FILE - In this Oct. 28, 2016, file photo, then-Republican presidential candidate Donald Trump speaks during a campaign rally in Cedar Rapids, Iowa. Iowa independents who helped Trump win the presidency see last year’s tough-talking candidate as a thin-skinned chief executive and wish he’d show more grace. Unaffiliated voters make up the largest percentage of the electorate in the Midwest state that backed Trump in 2016 after lifting Democrat Barack Obama to the White House in party caucuses and two straight elections. (AP Photo/ Evan Vucci, File)

The White House is coming up short of it’s own commission’ recommendation to declare the opioid crisis a National Emergency.
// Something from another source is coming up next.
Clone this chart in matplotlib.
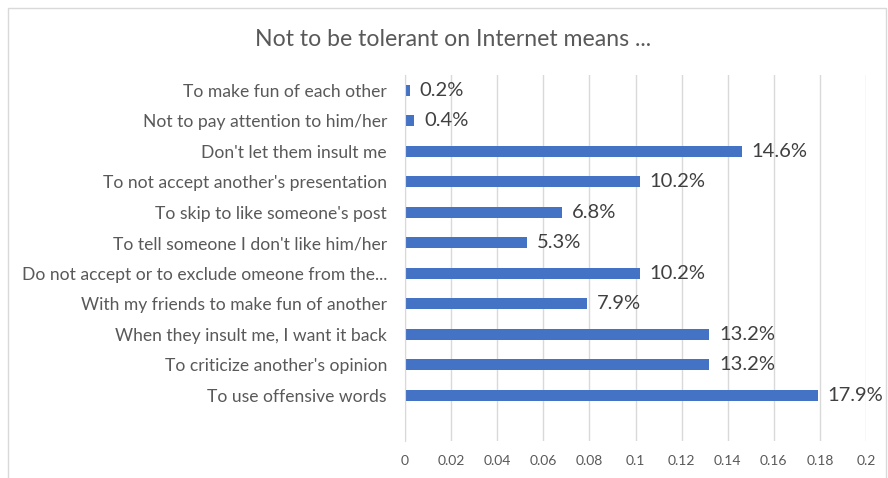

Last week, the President’s council on opioid abuse recommended he declare it a National Emergency, allowing addicts to have access to more help, funded with federal money.

Tuesday morning, the President tweeted about a “major briefing” he received in the afternoon, but he hasn’t taken that extra step.

“During my campaign, I promised to fight this battel because as the President of the United States, my greatest responsibility is to protect the people,” said President Trump.

After New Jersey Governor Chris Christie’s memorable story about his friend from law school who died after an overdose, he’s leading the Commission that recommended the President declare the crisis a national emergency.

“We have a 9/11 scale loss of life every three weeks,” said Christie.

“Bringing general awareness, making more funds available for treatment, detox and prevention,” said Director of Prevention Services at the Area Substance Abuse Council, or ASAC, Erin Foster.

But from the President’s golf club in New Jersey, Tuesday’s move on the opioid battle came up short of sweeping action.

“Today, I’m pleased to get a briefing on how we can help communities and keep youth from going down this deadly path,” said President Trump.

Foster says without more resources, it’s up to local providers to use the tools they have to prevent the epidemic from spreading from eastern states through the Midwest.